Dell Inc. is second in laptops with about 15%. No. 3 Taiwan’s Acer Inc. has about 13% market share.

Acer is likely to grab more business with its $710 million pending buy of Irvine’s Gateway Inc. The deal is set to give Acer Gateway’s retail business and its budget eMachines brand.

Toshiba’s U.S. unit has an estimated $2.6 billion in annual sales. Most is from laptop sales.

Segmenting the market for laptops helps Toshiba keep up with rivals,many of which also make high-end laptops for game players, Fiering said, but at higher prices.

Dell and HP make laptops geared toward game players that go for hundreds of dollars more than Toshiba’s.

Toshiba’s game model starts at about $2,000 and is set to be sold directly from the company online and at some stores. Similar computers from Dell sell for about $2,500. HP’s newest goes for $3,300.

Toshiba and its competitors have been readying their product lineups for a projected “crossover”,the point at which sales of laptops outpace those of desktops.

Industry watchers debate when that will happen.

Toshiba’s Casper contends it happened sometime this year.

“Because (laptop) prices have come down so much and you can get the same kind of performance as in a desktop, more people are buying notebooks than ever before,” he said.

Toshiba started selling desktop computers for consumers in the late 1990s but quit a few years later after failing to gain a foothold.

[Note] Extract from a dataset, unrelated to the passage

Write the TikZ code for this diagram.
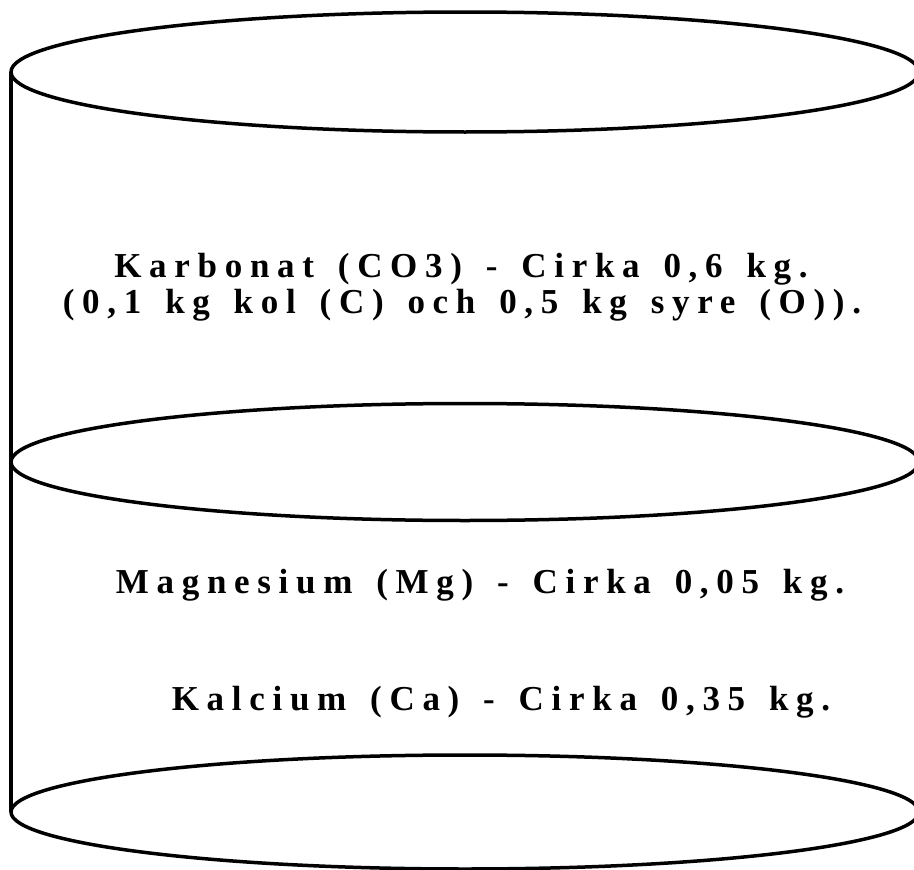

“We made a decision 10 years ago to exit the desktop market because we saw where the tech trends are going,” Casper said. “We saw that there wasn’t too much advantage anymore to having a desktop.”

Toshiba is looking to tailor its laptops to other groups besides gamers, including college students and movie buffs.

“The niche markets are people who value technology,” Casper said.

Toshiba is playing catch-up to the big players in marketing its computers to different groups.

“The market has gotten very complex in terms of user segmentation and geographies,” Gartner’s Fiering said. “Success really depends on having a very blended and balanced portfolio, so that if one segment slows down they are getting income from the other. I think that’s really going to be the next hurdle for Toshiba.”

Toshiba was one of the first computer makers to come out with portable PCs in the 1980s.

Performance wasn’t as much of an issue then, since the technology of the era couldn’t come close to that of a desktop, Casper said.

“We basically started the modern notebook design about 20 years ago,” he said. “Back then, it was real easy because it was only the business traveler who used them.”

Toshiba plans to sell a less-expensive, stripped-down laptop for game players at Best Buy Co.’s stores, where Toshiba hopes to attract more casual players.

It’s actually a souped up version of Toshiba’s Satellite laptop series and goes for about $1,500. It has a smaller disk drive, a slower processor and a standard graphics card,good for a newbie but not for the hard-core gamer.

Toshiba is marketing its upscale game laptops with ads on enthusiast Web sites, blogs and publications, Casper said.

The company hosted a small-scale tournament some weeks ago at the Digital Life trade show in New York. Each day’s victor won a laptop.

“It’s little things like that rather than a huge multimillion-dollar campaign,” Casper said. “It’s more of a grass roots kind of effort.”